Тут пришел Александр Тихонов, будущий соредактор «Летописи», и рассказал, что только что в «Вене» видел Маяковского (не забудем, он там так и сидит с утра), — прекрасно читал прекрасные стихи!
Ученые и издатели разошлись, Горький посетовал на званые обеды («А не позовешь — обидятся!») и сказал, что только теперь, когда все лишние ушли, он испытал настоящий аппетит. Приехали актеры. Начался ужин, актеры показывали скетчи, Каменский читал, Горький басом похохатывал — авиатор насилу вырвался в шестом часу утра и поспешил к Маяковскому в «Европейскую».
— Ты?! Все это время?!! Был у Горького?!!!
— Да!
— Целые сутки?
— И еще оставлял!
— И ты ему не надоел?
— Он велел вас с Бурлюком привести к обеду. Привел. У крыльца Маяковский занервничал:
— А вдруг он не звал? Вдруг тебе показалось?
Горький, однако, был радушен:
— Водочку уважаете?
— Мы пьем только кахетинское, — сказал Маяковский, — к тому же оно тут предусмотрительно поставлено.
— Странно, — сказал Горький. — Каменский вчера пил.
— Боялся вас огорчить, — признался Каменский.
За столом Горький заговорил о литературной политике: молодые враждуют со старыми, а ведь можно дружить! Поэтов и так мало… Надо так: они свое, а вы — свое.
— Прекрасно! — воскликнул Бурлюк. — Запишите мне это, пожалуйста! — и вынул записную книжку.

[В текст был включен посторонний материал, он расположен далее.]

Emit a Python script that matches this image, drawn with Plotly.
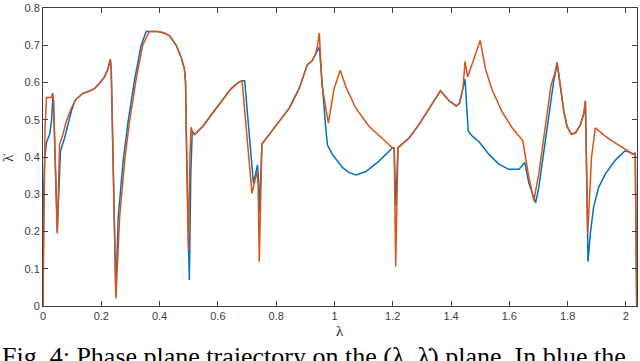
import plotly.graph_objects as go

# ---- data ----
orange_lam = [0.000, 0.003, 0.007, 0.012, 0.028, 0.033, 0.036, 0.049, 0.057, 0.068, 0.080, 0.097,
              0.114, 0.137, 0.160, 0.177, 0.194, 0.211, 0.223, 0.231, 0.234, 0.250, 0.263, 0.280,
              0.297, 0.320, 0.342, 0.365, 0.394, 0.415, 0.434, 0.457, 0.474, 0.485, 0.489, 0.492,
              0.499, 0.504, 0.508, 0.512, 0.520, 0.548, 0.582, 0.616, 0.645, 0.668, 0.683, 0.717,
              0.734, 0.738, 0.742, 0.751, 0.776, 0.811, 0.845, 0.879, 0.896, 0.907, 0.922, 0.934,
              0.942, 0.948, 0.957, 0.979, 0.999, 1.020, 1.039, 1.073, 1.119, 1.164, 1.199, 1.205,
              1.210, 1.218, 1.256, 1.290, 1.324, 1.347, 1.364, 1.393, 1.418, 1.429, 1.441, 1.448,
              1.457, 1.500, 1.518, 1.541, 1.575, 1.610, 1.633, 1.646, 1.667, 1.684, 1.701, 1.724,
              1.743, 1.756, 1.764, 1.775, 1.787, 1.798, 1.813, 1.827, 1.844, 1.856, 1.861, 1.869,
              1.882, 1.895, 1.929, 1.975, 2.009, 2.026, 2.032, 2.037]
orange_val = [0.000, 0.250, 0.480, 0.560, 0.560, 0.572, 0.555, 0.195, 0.434, 0.460, 0.496, 0.531,
              0.555, 0.571, 0.577, 0.584, 0.598, 0.615, 0.637, 0.662, 0.640, 0.020, 0.239, 0.389,
              0.496, 0.611, 0.700, 0.737, 0.737, 0.733, 0.726, 0.700, 0.668, 0.637, 0.602, 0.450,
              0.150, 0.400, 0.480, 0.470, 0.460, 0.482, 0.518, 0.553, 0.583, 0.599, 0.605, 0.302,
              0.361, 0.330, 0.119, 0.435, 0.460, 0.496, 0.531, 0.584, 0.620, 0.648, 0.657, 0.673,
              0.700, 0.733, 0.593, 0.491, 0.584, 0.633, 0.589, 0.531, 0.482, 0.451, 0.425, 0.425,
              0.106, 0.425, 0.451, 0.487, 0.529, 0.558, 0.578, 0.551, 0.537, 0.544, 0.584, 0.657,
              0.615, 0.713, 0.637, 0.580, 0.522, 0.478, 0.456, 0.444, 0.345, 0.283, 0.354, 0.478,
              0.593, 0.624, 0.655, 0.593, 0.522, 0.482, 0.461, 0.465, 0.487, 0.518, 0.551, 0.195,
              0.400, 0.478, 0.456, 0.432, 0.414, 0.407, 0.411, 0.000]

blue_lam = [0.000, 0.002, 0.006, 0.012, 0.023, 0.029, 0.034, 0.036, 0.049, 0.057, 0.060, 0.074,
            0.086, 0.097, 0.109, 0.114, 0.137, 0.160, 0.177, 0.194, 0.211, 0.223, 0.231, 0.234,
            0.250, 0.258, 0.275, 0.292, 0.315, 0.337, 0.354, 0.394, 0.415, 0.434, 0.457, 0.474,
            0.485, 0.489, 0.493, 0.502, 0.507, 0.512, 0.520, 0.548, 0.582, 0.616, 0.645, 0.668,
            0.683, 0.692, 0.722, 0.736, 0.740, 0.743, 0.751, 0.776, 0.811, 0.845, 0.879, 0.896,
            0.907, 0.922, 0.934, 0.948, 0.970, 0.976, 0.993, 1.027, 1.050, 1.075, 1.108, 1.153,
            1.199, 1.205, 1.210, 1.218, 1.256, 1.290, 1.324, 1.347, 1.364, 1.393, 1.418, 1.429,
            1.441, 1.448, 1.459, 1.473, 1.496, 1.530, 1.564, 1.598, 1.633, 1.653, 1.667, 1.690,
            1.701, 1.724, 1.741, 1.752, 1.764, 1.775, 1.787, 1.798, 1.813, 1.827, 1.844, 1.856,
            1.861, 1.870, 1.878, 1.889, 1.906, 1.929, 1.963, 1.996, 2.009, 2.026, 2.032, 2.037]
blue_val = [0.000, 0.300, 0.398, 0.440, 0.461, 0.496, 0.560, 0.550, 0.200, 0.400, 0.416, 0.451,
            0.487, 0.522, 0.550, 0.555, 0.571, 0.577, 0.584, 0.598, 0.615, 0.637, 0.662, 0.640,
            0.030, 0.239, 0.389, 0.496, 0.611, 0.700, 0.737, 0.737, 0.733, 0.726, 0.700, 0.668,
            0.637, 0.602, 0.400, 0.070, 0.350, 0.469, 0.460, 0.482, 0.518, 0.553, 0.583, 0.599,
            0.605, 0.605, 0.329, 0.379, 0.330, 0.250, 0.435, 0.460, 0.496, 0.531, 0.584, 0.620,
            0.648, 0.657, 0.673, 0.695, 0.478, 0.432, 0.407, 0.372, 0.358, 0.352, 0.361, 0.389,
            0.425, 0.425, 0.270, 0.425, 0.451, 0.487, 0.529, 0.558, 0.578, 0.551, 0.537, 0.544,
            0.584, 0.609, 0.469, 0.456, 0.441, 0.407, 0.381, 0.367, 0.367, 0.385, 0.330, 0.277,
            0.318, 0.443, 0.549, 0.602, 0.651, 0.593, 0.522, 0.482, 0.461, 0.465, 0.487, 0.518,
            0.551, 0.119, 0.195, 0.265, 0.318, 0.354, 0.391, 0.416, 0.414, 0.407, 0.411, 0.000]

x_ticks = [0, 0.2, 0.4, 0.6, 0.8, 1.0, 1.2, 1.4, 1.6, 1.8, 2.0]
x_tick_labels = ["0", "0.2", "0.4", "0.6", "0.8", "1", "1.2", "1.4", "1.6", "1.8", "2"]
y_ticks = [0, 0.1, 0.2, 0.3, 0.4, 0.5, 0.6, 0.7, 0.8]
y_tick_labels = ["0", "0.1", "0.2", "0.3", "0.4", "0.5", "0.6", "0.7", "0.8"]

caption = "Fig. 4: Phase plane trajectory on the (λ, λ\u0307) plane. In blue the"

fig = go.Figure()
fig.add_trace(go.Scatter(x=blue_lam, y=blue_val, mode="lines",
                         line=dict(color="#0072BD", width=1.5), showlegend=False))
fig.add_trace(go.Scatter(x=orange_lam, y=orange_val, mode="lines",
                         line=dict(color="#D95319", width=1.5), showlegend=False))

axis_common = dict(showgrid=False, zeroline=False, showline=True, linecolor="#404040",
                   linewidth=1, mirror="ticks", ticks="inside", ticklen=5, tickcolor="#404040",
                   ticklabeloverflow="allow",
                   tickfont=dict(family="Liberation Sans, Arial", size=11, color="#404040"))
fig.update_xaxes(range=[0, 2.038], tickvals=x_ticks, ticktext=x_tick_labels, **axis_common)
fig.update_yaxes(range=[0, 0.8], tickvals=y_ticks, ticktext=y_tick_labels, **axis_common)

fig.add_annotation(text="λ", xref="paper", yref="paper", x=0.5, y=-0.083,
                   showarrow=False, xanchor="center", yanchor="middle",
                   font=dict(family="Liberation Serif", size=15, color="#262626"))
fig.add_annotation(text="λ\u0307", xref="paper", yref="paper", x=-0.058, y=0.495,
                   showarrow=False, xanchor="center", yanchor="middle", textangle=-90,
                   font=dict(family="Liberation Serif", size=15, color="#262626"))
fig.add_annotation(text=caption, xref="paper", yref="paper", x=-0.072, y=-0.114,
                   showarrow=False, xanchor="left", yanchor="top",
                   font=dict(family="Liberation Serif", size=26, color="#000000"))

fig.update_layout(width=640, height=361, margin=dict(l=43, r=2, t=5, b=55),
                  plot_bgcolor="white", paper_bgcolor="white")
fig.write_html("out.html", config={"displayModeBar": False},
               post_script="document.body.style.margin='0px';document.body.style.overflow='hidden';")
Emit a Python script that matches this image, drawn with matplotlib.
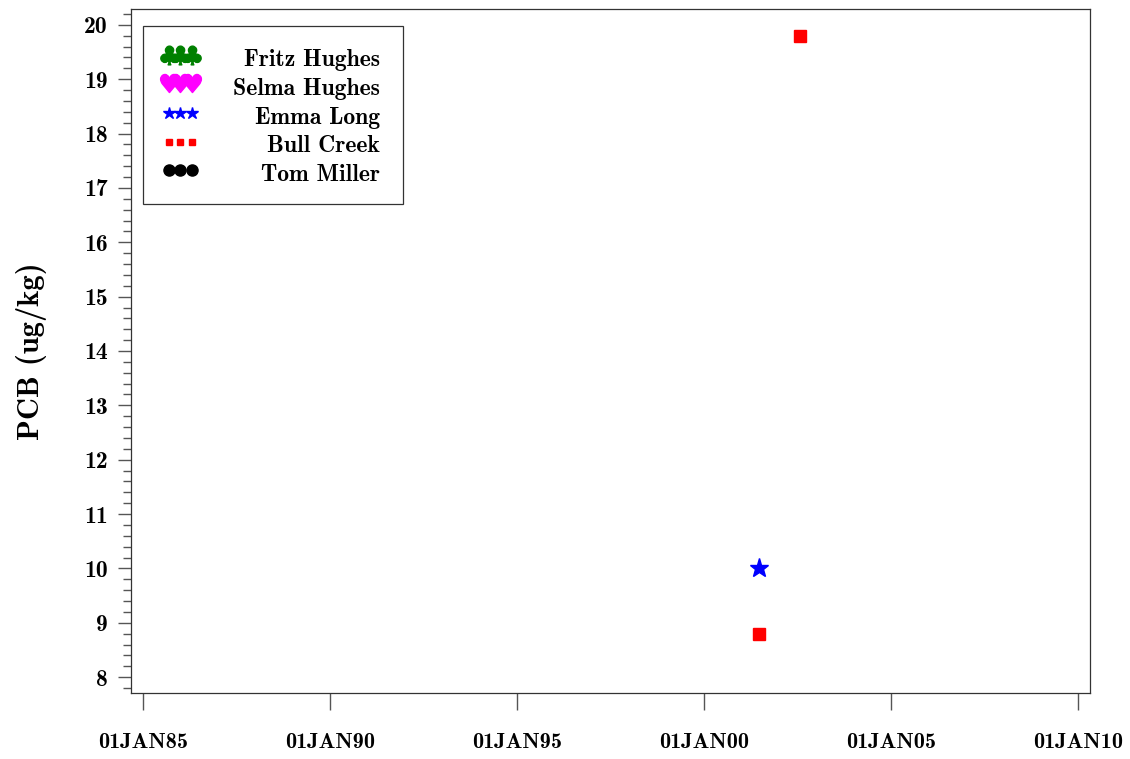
import datetime as dt

import matplotlib
matplotlib.use("Agg")
import matplotlib.dates as mdates
import matplotlib.pyplot as plt
from matplotlib.patches import Rectangle
from matplotlib.ticker import MultipleLocator, FuncFormatter

# --- data -------------------------------------------------------------
sites = ["Fritz Hughes", "Selma Hughes", "Emma Long", "Bull Creek", "Tom Miller"]
colors = ["#008000", "#ff00ff", "#0000ff", "#ff0000", "#000000"]

emma_dates = [dt.date(2001, 6, 20)]
emma_pcb = [10.0]

bull_dates = [dt.date(2001, 6, 20), dt.date(2002, 7, 25)]
bull_pcb = [8.8, 19.8]

tick_years = [1985, 1990, 1995, 2000, 2005, 2010]

plt.rcParams["font.family"] = ["cmb10", "DejaVu Serif"]
plt.rcParams["axes.unicode_minus"] = False

fig = plt.figure(figsize=(11.3, 7.59), dpi=100)
ax = fig.add_axes([131 / 1130, 1 - 693 / 759, 959 / 1130, 684 / 759])

ax.plot(emma_dates, emma_pcb, ls="none", marker="*", ms=14, color=colors[2])
ax.plot(bull_dates, bull_pcb, ls="none", marker="s", ms=8.5, color=colors[3])

ax.set_xlim(dt.date(1985, 1, 1) - dt.timedelta(days=117),
            dt.date(2010, 1, 1) + dt.timedelta(days=117))
ax.set_ylim(7.71, 20.29)

ax.set_xticks([dt.date(y, 1, 1) for y in tick_years])
ax.xaxis.set_major_formatter(
    FuncFormatter(lambda v, p: mdates.num2date(v).strftime("%d%b%y").upper()))
ax.yaxis.set_major_locator(MultipleLocator(1))
ax.yaxis.set_minor_locator(MultipleLocator(0.2))

ax.tick_params(axis="x", length=12, width=1, color="#555555",
               pad=17, labelsize=16)
ax.tick_params(axis="y", which="major", length=9.5, width=1, color="#555555",
               pad=7, labelsize=17)
ax.tick_params(axis="y", which="minor", length=5.5, width=1, color="#555555")
for sp in ax.spines.values():
    sp.set_color("#333333")
    sp.set_linewidth(0.9)

ax.set_ylabel("PCB (ug/kg)", fontsize=22)
ax.yaxis.set_label_coords(-0.088, 0.5)

# --- legend, drawn by hand so the labels are right aligned -------------
ax.add_patch(Rectangle((0.0125, 0.7149), 0.2711, 0.2602, transform=ax.transAxes,
                       fill=False, edgecolor="#333333", lw=0.9))
mark_y = [0.9327, 0.8918, 0.8480, 0.8056, 0.7646]
text_y = [0.9167, 0.8743, 0.8319, 0.7909, 0.7485]
mark_x = [0.0396, 0.0516, 0.0636]
legend_markers = ["$♣$", "$♥$", "*", "s", "o"]
legend_sizes = [13.5, 13, 9, 4.5, 8]
for name, col, mk, sz, my, ty in zip(sites, colors, legend_markers, legend_sizes,
                                     mark_y, text_y):
    ax.plot(mark_x, [my] * 3, ls="none", marker=mk, ms=sz, color=col,
            transform=ax.transAxes, clip_on=False)
    ax.text(0.2596, ty, name, transform=ax.transAxes, ha="right", va="baseline",
            fontsize=17)

fig.savefig("out.png", dpi=100)
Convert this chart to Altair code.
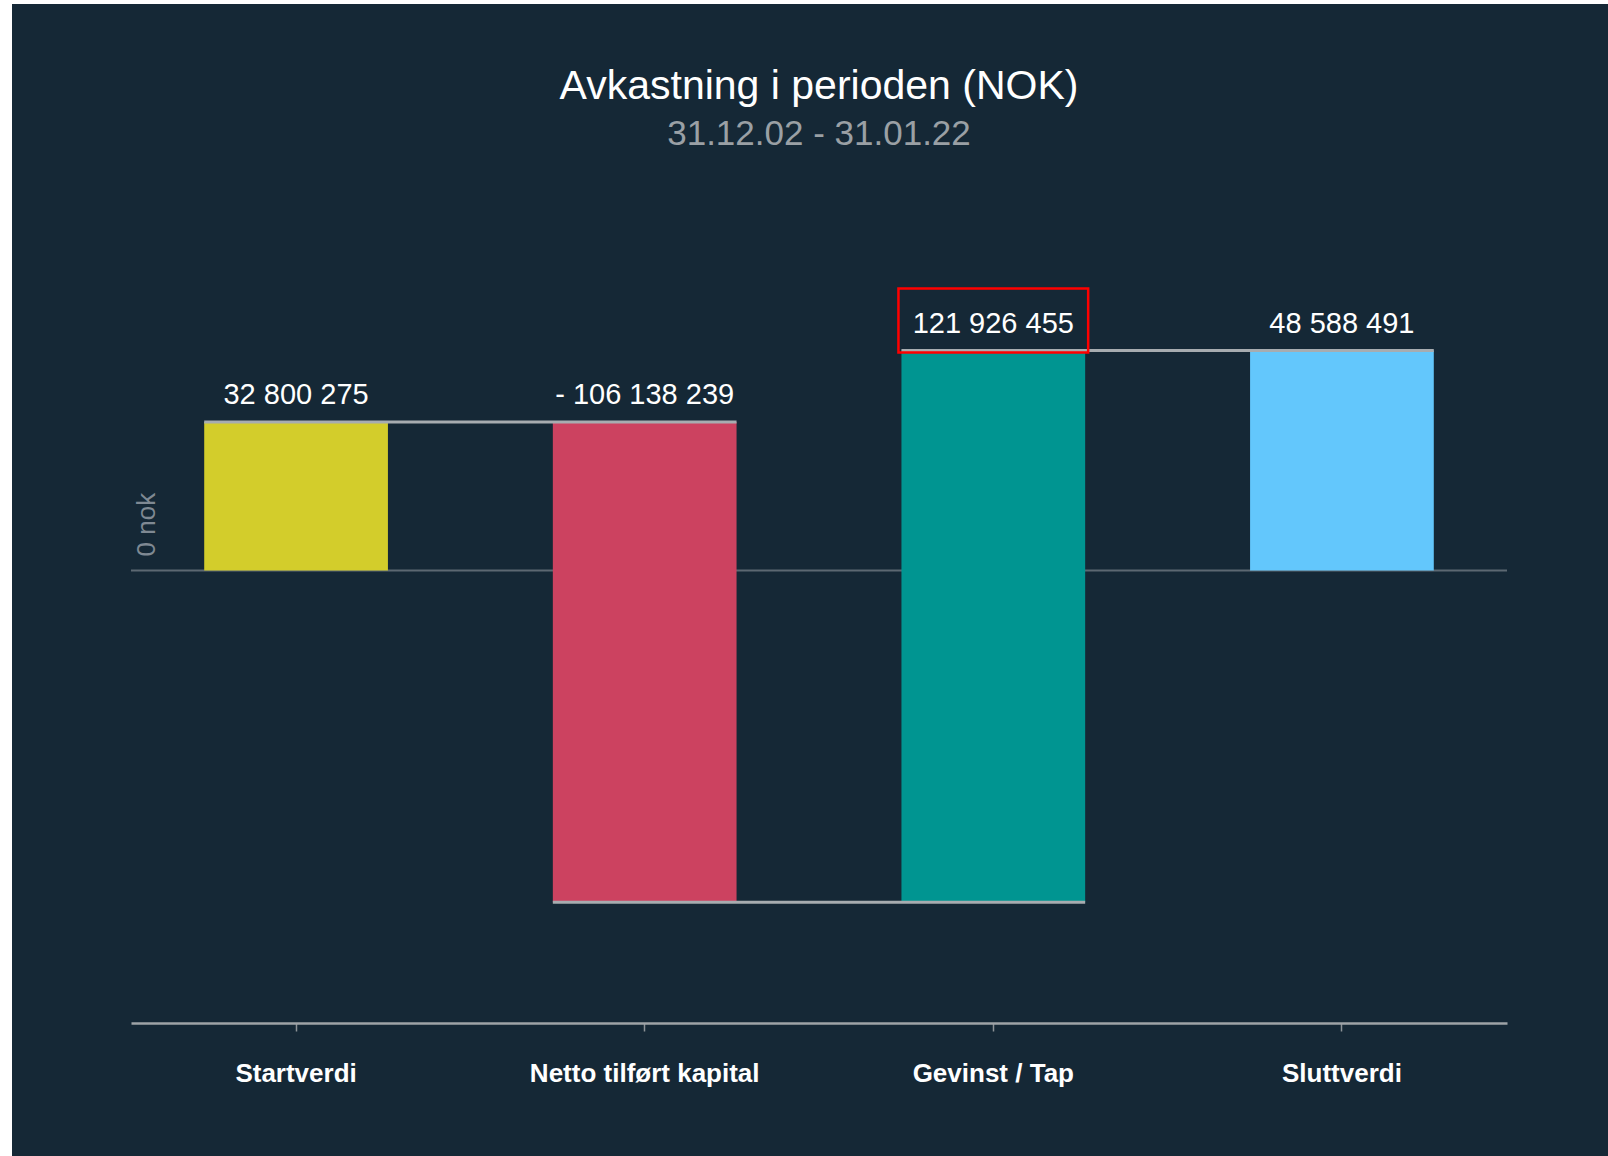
import altair as alt
import pandas as pd

# ---- data ----
categories = ["Startverdi", "Netto tilført kapital", "Gevinst / Tap", "Sluttverdi"]
amounts = [32800275, -106138239, 121926455, 48588491]
value_labels = ["32 800 275", "- 106 138 239", "121 926 455", "48 588 491"]
bar_colors = ["#d3cd2b", "#cc4260", "#009591", "#63c7fc"]
title_text = "Avkastning i perioden (NOK)"
subtitle_text = "31.12.02 - 31.01.22"
zero_label = "0 nok"
highlight_category = "Gevinst / Tap"

# waterfall: first and last bars start at 0, middle ones float
starts, ends = [], []
running = 0
for i, a in enumerate(amounts):
    if i == 0 or i == len(amounts) - 1:
        starts.append(0)
        ends.append(a)
        running = a
    else:
        starts.append(running)
        running += a
        ends.append(running)

bars_df = pd.DataFrame({
    "cat": categories,
    "start": starts,
    "end": ends,
    "top": [max(s, e) for s, e in zip(starts, ends)],
    "label": value_labels,
})
conn_df = pd.DataFrame({
    "cat": categories[:-1],
    "next": categories[1:],
    "level": ends[:-1],
})
hl_idx = categories.index(highlight_category)
hl_df = pd.DataFrame({"cat": [highlight_category], "top": [bars_df["top"][hl_idx]]})
zero_df = pd.DataFrame({"z": [0], "t": [zero_label]})
bg_df = pd.DataFrame({"a": [0]})

BG = "#152836"
PAD = {"left": 131, "top": 231, "right": 101, "bottom": 133}
W, H = 1376, 792

x_scale = alt.Scale(domain=categories, paddingInner=0.473, paddingOuter=0.21)
y_scale = alt.Scale(domain=[-100e6, 75e6], nice=False, zero=False)

background = alt.Chart(bg_df).mark_rect(fill=BG).encode(
    x=alt.value(12 - PAD["left"]),
    x2=alt.value(W + PAD["right"]),
    y=alt.value(4 - PAD["top"]),
    y2=alt.value(H + PAD["bottom"]),
)

zero_rule = alt.Chart(zero_df).mark_rule(color="#5c6872", strokeWidth=2).encode(
    y=alt.Y("z:Q", scale=y_scale, axis=None)
)

bars = alt.Chart(bars_df).mark_bar().encode(
    x=alt.X(
        "cat:N",
        scale=x_scale,
        sort=categories,
        axis=alt.Axis(
            title=None,
            labelAngle=0,
            labelFont="Liberation Sans",
            labelFontWeight="bold",
            labelFontSize=26,
            labelColor="#ffffff",
            labelPadding=29,
            labelLimit=0,
            domainColor="#9ea3a7",
            domainWidth=2.5,
            tickColor="#8c9297",
            tickWidth=1.5,
            tickSize=8,
            grid=False,
            zindex=2,
        ),
    ),
    y=alt.Y("start:Q", scale=y_scale, axis=None),
    y2="end:Q",
    color=alt.Color("cat:N", scale=alt.Scale(domain=categories, range=bar_colors), legend=None),
)

connectors = alt.Chart(conn_df).mark_rule(color="#a7acb0", strokeWidth=3).encode(
    x=alt.X("cat:N", bandPosition=0, sort=categories, title=None),
    x2=alt.X2("next:N", bandPosition=1),
    y=alt.Y("level:Q", scale=y_scale, axis=None),
)

labels = alt.Chart(bars_df).mark_text(
    font="Liberation Sans", fontSize=29, color="#ffffff", baseline="alphabetic", dy=-18
).encode(
    x=alt.X("cat:N", sort=categories, title=None),
    y=alt.Y("top:Q", scale=y_scale, axis=None),
    text="label:N",
)

zero_text = alt.Chart(zero_df).mark_text(
    font="Liberation Sans", fontSize=26, color="#7f8993", angle=270,
    align="left", baseline="middle", dx=14,
).encode(
    x=alt.value(16),
    y=alt.Y("z:Q", scale=y_scale, axis=None),
    text="t:N",
)

highlight = alt.Chart(hl_df).mark_rect(
    filled=False, stroke="#ff0000", strokeWidth=2.5,
    xOffset=-3, x2Offset=3, yOffset=2, y2Offset=-62,
).encode(
    x=alt.X("cat:N", bandPosition=0, sort=categories, title=None),
    x2=alt.X2("cat:N", bandPosition=1),
    y=alt.Y("top:Q", scale=y_scale, axis=None),
    y2="top:Q",
)

chart = alt.layer(
    background, zero_rule, bars, connectors, labels, zero_text, highlight
).properties(
    width=W,
    height=H,
    padding=PAD,
    autosize=alt.AutoSizeParams(type="none"),
    background="#ffffff",
    title=alt.TitleParams(
        text=title_text,
        subtitle=subtitle_text,
        color="#ffffff",
        font="Liberation Sans",
        fontSize=41,
        fontWeight="normal",
        subtitleColor="#9aa0a5",
        subtitleFont="Liberation Sans",
        subtitleFontSize=35,
        subtitlePadding=9,
        anchor="middle",
        frame="group",
        offset=-149,
    ),
).configure_view(stroke=None)

chart.save("out.html", embed_options={"renderer": "svg", "actions": False})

Горький записал: «Они свое, а мы свое».
Маяковский прочел из «Облака». Горький его со слезами обнял. Восклицал: «Русский самородок!» Подробно расспрашивал, как Маяковский пишет. Маяковский объяснил: вышагиваю, потом записываю. Горький никогда о таком способе не слышал и восхитился. На следующий день поехали к первой российской галерейщице Надежде Добычиной, в дом Адамини, что на углу Мойки и Марсова поля. Каменский пишет, что смотрели выставку футуристов, — но выставка футуристов («левых течений») открылась там в марте, а «Последняя выставка футуристов Ноль-десять» вообще в декабре, так что либо Каменский ошибся и Горький ездил с ними на выставку год спустя, либо они смотрели у Добычиной выставку «мирискусников». 25 февраля Каменский был зван к Горькому обедать, а потом повез его в «Собаку» — на вечер, посвященный выходу «Стрельца», где у Маяковского были напечатаны куски трагедии и четвертой части «Облака». Горький выступил с краткой речью. После возвращения из эмиграции (февраль 1913 года) это было первое его публичное выступление, и встречено оно было, естественно, овацией. «День» напечатал отчет об этой речи: «Футуристы — скрипки, хорошие скрипки, только жизнь еще не сыграла на них скорбных напевов. Талант у них, кажется, есть, — запоют еще хорошо. Над символистами в свое время смеялись и ругали их точно так же, а теперь они всеми признаны, в славе. Надо внимательнее и любовнее относиться к человеку и к труду человеческому, а творчество тоже труд. У футуристов есть одно бесспорное преимущество — молодость. Жизнь же принадлежит молодым, а не убеленным сединами. <…> В нашей крови «неприятие мира», мы не активны, не умеем любить жизнь. У нас даже есть теории неприятия мира. А футуристы принимают жизнь целиком, с автомобилями, аэропланами. Не нравится жизнь, сделайте другую, но мир принимайте как футуристы. Много лишнего, ненужного У футуристов, они кричат, ругаются, но что же им делать, если их хватают за горло! Надо же отбиваться. В футуристах все-таки что-то есть!»